Review: Callum Francis puts a new spin on a Broadway staple in the Manchester Opera House production of Kinky Boots

  • With Music and Lyrics by Cyndi Lauper, Kinky Boots tells the story of Charlie Price and Lola.

Based on the 2005 film, Kinky Boots has cemented itself as a musical theatre standard ever since it opened in Chicago in 2012.
With music and lyrics by Cyndi Lauper (yes, that Cyndi Lauper), you know you’re in safe hands when it comes to songwriting. But, Lauper has managed to combine her signature bombastic rock style with more heartfelt and sincere tones, which give Kinky Boots a more well rounded and full feel which keeps the audience on the edge of their seats. 

One moment you could be pounding your fist at a thumping rock number and the next welling up as a character sings a ballad about their upbringing and their life.
Kinky Boots tells the story of Charlie Price, a fourth generation shoe-maker in Northampton. However, Charlie has no desire to follow his father into the family business and moves to London with his fiancee. Not long after arriving, (minor spoiler) Charlie’s dad dies and so he reluctantly takes over the family business, which he discovers is near bankruptcy.

Through a chance meeting with Lola (a local drag queen), he decides to make high-quality boots for drag queens. 

Admittedly, the story does sound quite strange when you just read it in black and white, but the writing is so high quality that it never enters your mind. There’s a reason it’s won every Best Musical Award possible.

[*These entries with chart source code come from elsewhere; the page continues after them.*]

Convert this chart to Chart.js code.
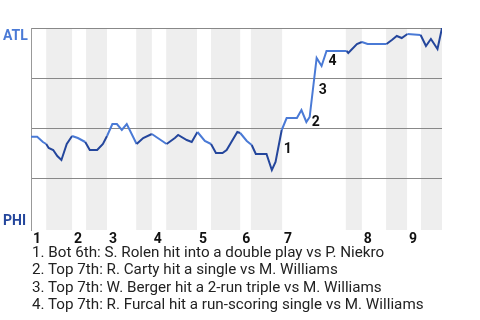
<!DOCTYPE html>
<html>
<head>
<meta charset="utf-8">
<script src="https://cdn.jsdelivr.net/npm/chart.js@4"></script>
<style>
  html, body { margin: 0; padding: 0; background: #fff; }
  #wrap { position: relative; width: 480px; height: 320px; }
  #notes { position: absolute; left: 32px; top: 244px; font: 15.2px Roboto, sans-serif; line-height: 17.3px; color: #222; white-space: nowrap; }
</style>
</head>
<body>
<div id="wrap">
  <canvas id="chart" width="480" height="320"></canvas>
  <div id="notes"></div>
</div>
<script>
// game progress (0-100) at each play, and ATL win probability after it
const progress = [0, 1.5, 2.9, 3.7, 4.3, 5.4, 6.4, 7.4, 8.7, 10.0,
  11.4, 13.2, 14.3, 16.1, 17.5, 18.5, 19.8, 20.9, 22.1, 23.3,
  25.7, 27.3, 29.4, 33.0, 35.0, 35.8, 37.9, 39.1, 40.5, 42.3,
  43.8, 45.0, 46.6, 47.6, 50.2, 50.9, 52.5, 53.7, 54.7, 57.3,
  58.6, 59.5, 61.0, 62.2, 64.7, 65.8, 67.0, 67.8, 69.5, 70.7,
  71.9, 76.8, 77.2, 79.3, 80.5, 81.9, 86.5, 87.8, 89.0, 90.2,
  91.6, 94.8, 96.1, 97.3, 98.9, 100];
const winProb = [0.456, 0.456, 0.43, 0.42, 0.40, 0.39, 0.36, 0.34, 0.42, 0.46,
  0.45, 0.43, 0.39, 0.39, 0.42, 0.46, 0.52, 0.52, 0.49, 0.52,
  0.42, 0.45, 0.47, 0.42, 0.45, 0.465, 0.44, 0.43, 0.48, 0.435,
  0.42, 0.375, 0.375, 0.39, 0.48, 0.475, 0.435, 0.415, 0.37, 0.37,
  0.29, 0.33, 0.49, 0.55, 0.55, 0.59, 0.53, 0.555, 0.85, 0.81,
  0.885, 0.885, 0.875, 0.92, 0.93, 0.92, 0.92, 0.94, 0.96, 0.95,
  0.97, 0.965, 0.91, 0.945, 0.895, 1.0];

const innings = ["1", "2", "3", "4", "5", "6", "7", "8", "9"];
const inningStart = [0, 10.0, 18.5, 29.4, 40.4, 50.9, 61.1, 80.5, 91.5];
const bottomStart = [3.7, 13.4, 25.6, 32.9, 43.8, 53.5, 76.6, 86.4, 94.9];
const gameEnd = 100;

const teams = ["ATL", "PHI"];
const eventPlay = [42, 47, 48, 50];
const eventNotes = [
  "1. Bot 6th: S. Rolen hit into a double play vs P. Niekro",
  "2. Top 7th: R. Carty hit a single vs M. Williams",
  "3. Top 7th: W. Berger hit a 2-run triple vs M. Williams",
  "4. Top 7th: R. Furcal hit a run-scoring single vs M. Williams"
];

const LIGHT = "#4a7ad6";
const DARK = "#24469c";

function inBottom(p) {
  for (let i = 0; i < innings.length; i++) {
    let end = i + 1 < innings.length ? inningStart[i + 1] : gameEnd;
    if (p >= bottomStart[i] && p < end) return true;
  }
  return false;
}

// grey bands behind the bottom halves
const shading = {
  id: "shading",
  beforeDraw(chart) {
    const { ctx, chartArea, scales } = chart;
    ctx.save();
    ctx.fillStyle = "#eeeeee";
    for (let i = 0; i < innings.length; i++) {
      let end = i + 1 < innings.length ? inningStart[i + 1] : gameEnd;
      let x0 = scales.x.getPixelForValue(bottomStart[i]);
      let x1 = scales.x.getPixelForValue(end);
      ctx.fillRect(x0, chartArea.top, x1 - x0, chartArea.bottom - chartArea.top);
    }
    ctx.restore();
  }
};

// team names, inning numbers and event markers
const labels = {
  id: "labels",
  afterDraw(chart) {
    const { ctx, scales } = chart;
    const x = scales.x, y = scales.y;
    ctx.save();
    ctx.font = "bold 14px Roboto, sans-serif";
    ctx.textAlign = "left";
    ctx.textBaseline = "alphabetic";
    ctx.fillStyle = LIGHT;
    ctx.fillText(teams[0], 3, y.getPixelForValue(1) + 12);
    ctx.fillStyle = DARK;
    ctx.fillText(teams[1], 3, y.getPixelForValue(0) - 3);

    ctx.fillStyle = "#111";
    ctx.textBaseline = "top";
    for (let i = 0; i < innings.length; i++) {
      ctx.fillText(innings[i], x.getPixelForValue(inningStart[i]) + 2, 232);
    }

    ctx.textBaseline = "middle";
    eventPlay.forEach((k, i) => {
      let px = x.getPixelForValue(progress[k]) + 2;
      let py = (y.getPixelForValue(winProb[k]) + y.getPixelForValue(winProb[k - 1])) / 2 + 3;
      ctx.fillText(String(i + 1), px, py);
    });
    ctx.restore();
  }
};

new Chart(document.getElementById("chart").getContext("2d"), {
  type: "line",
  data: {
    datasets: [{
      data: progress.map((p, i) => ({ x: p, y: winProb[i] })),
      borderColor: LIGHT,
      borderWidth: 2,
      pointRadius: 0,
      tension: 0,
      segment: {
        borderColor: c => inBottom((c.p0.parsed.x + c.p1.parsed.x) / 2) ? DARK : LIGHT
      }
    }]
  },
  options: {
    responsive: false,
    animation: false,
    layout: { padding: { left: 31, right: 38, top: 28, bottom: 90 } },
    plugins: { legend: { display: false }, tooltip: { enabled: false } },
    scales: {
      x: { type: "linear", min: 0, max: gameEnd, display: false },
      y: {
        min: -0.01,
        max: 1,
        afterBuildTicks: s => { s.ticks = [0.25, 0.5, 0.75, 1].map(v => ({ value: v })); },
        grid: { color: "#888", drawTicks: false },
        border: { color: "#999" },
        ticks: { display: false }
      }
    }
  },
  plugins: [shading, labels]
});

document.getElementById("notes").innerHTML = eventNotes.map(t => "<div>" + t + "</div>").join("");
</script>
</body>
</html>
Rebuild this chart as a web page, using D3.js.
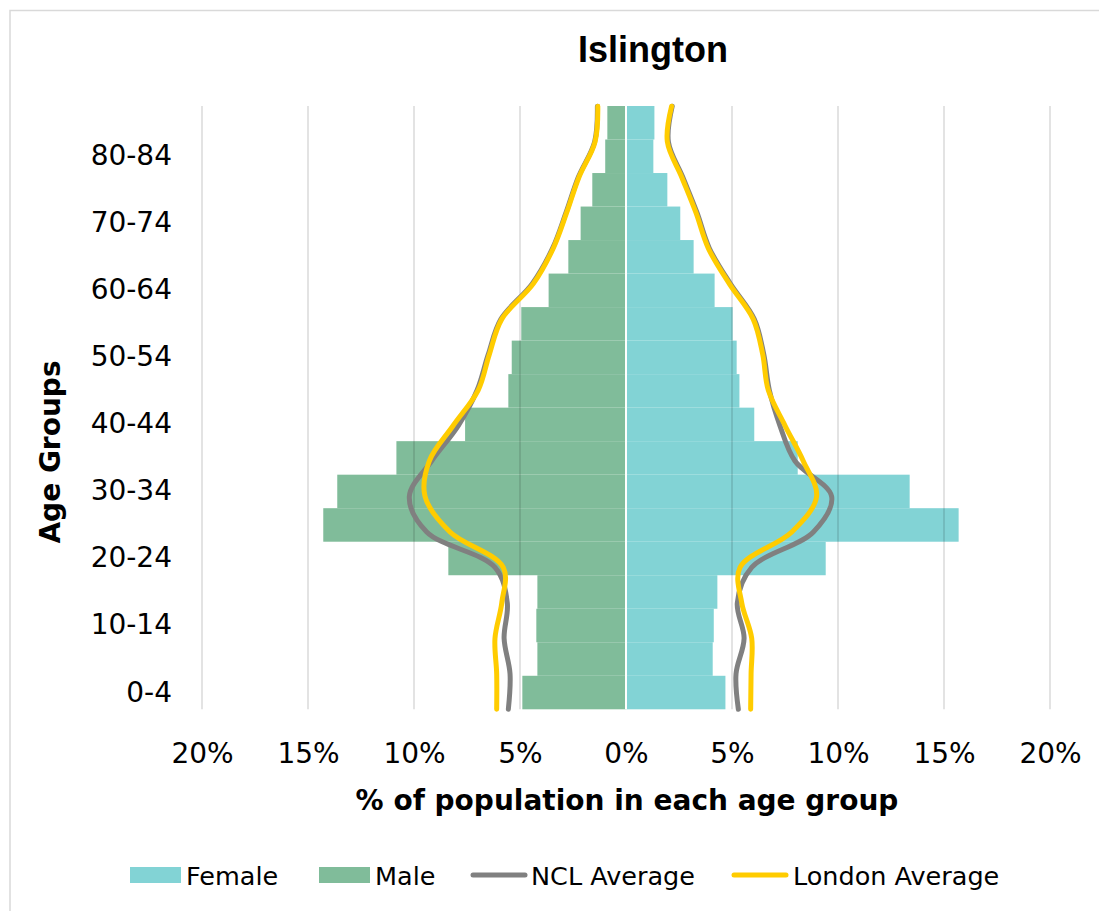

Being the umpteenth person to play a character, especially one as well known and beloved as Lola in Kinky Boots, is always a monumental challenge; no matter how you decide to play the part, you are almost guaranteed that someone has done it the same way before you.
As is often the case, Lola, played by the excellent Callum Francis, stole the show, as every Lola tends to do. I could talk about the gorgeous set design; and gorgeous it was; or the magnificent supporting cast (one of which may have been there to help sell tickets, but that’s by the by), but, truth be told, every scene was made better by the inclusion of Lola, and the scenes which she wasn’t in left you waiting until her arrival again.

Having already seen Kinky Boots on the West End a long time before seeing this performance, it’s only natural that I would make comparisons between that performance and this one. And, honestly, this was probably better. There were no areas which I was left wishing for the West End cast, and there were even a couple of moments which I felt were handled much better than on my first viewing. 

One of these moments in particular was the rendition of ‘Not My Father’s Son’, which the touring cast chose to do very differently to their London counterparts. While the West End cast chose to make it a passionate and emotional anthem, this cast chose to go in the opposite direction, making it tender and heartfelt.

If there was one nitpick I could make, and it is only a minor one which isn’t the fault of anyone involved, it’s that, as the show is a touring production, no children are able to be part of the cast, which means no young Charlie or Lola, which also meant that the rendition of “The Most Beautiful Thing” didn’t pull at the heartstrings as much as it could.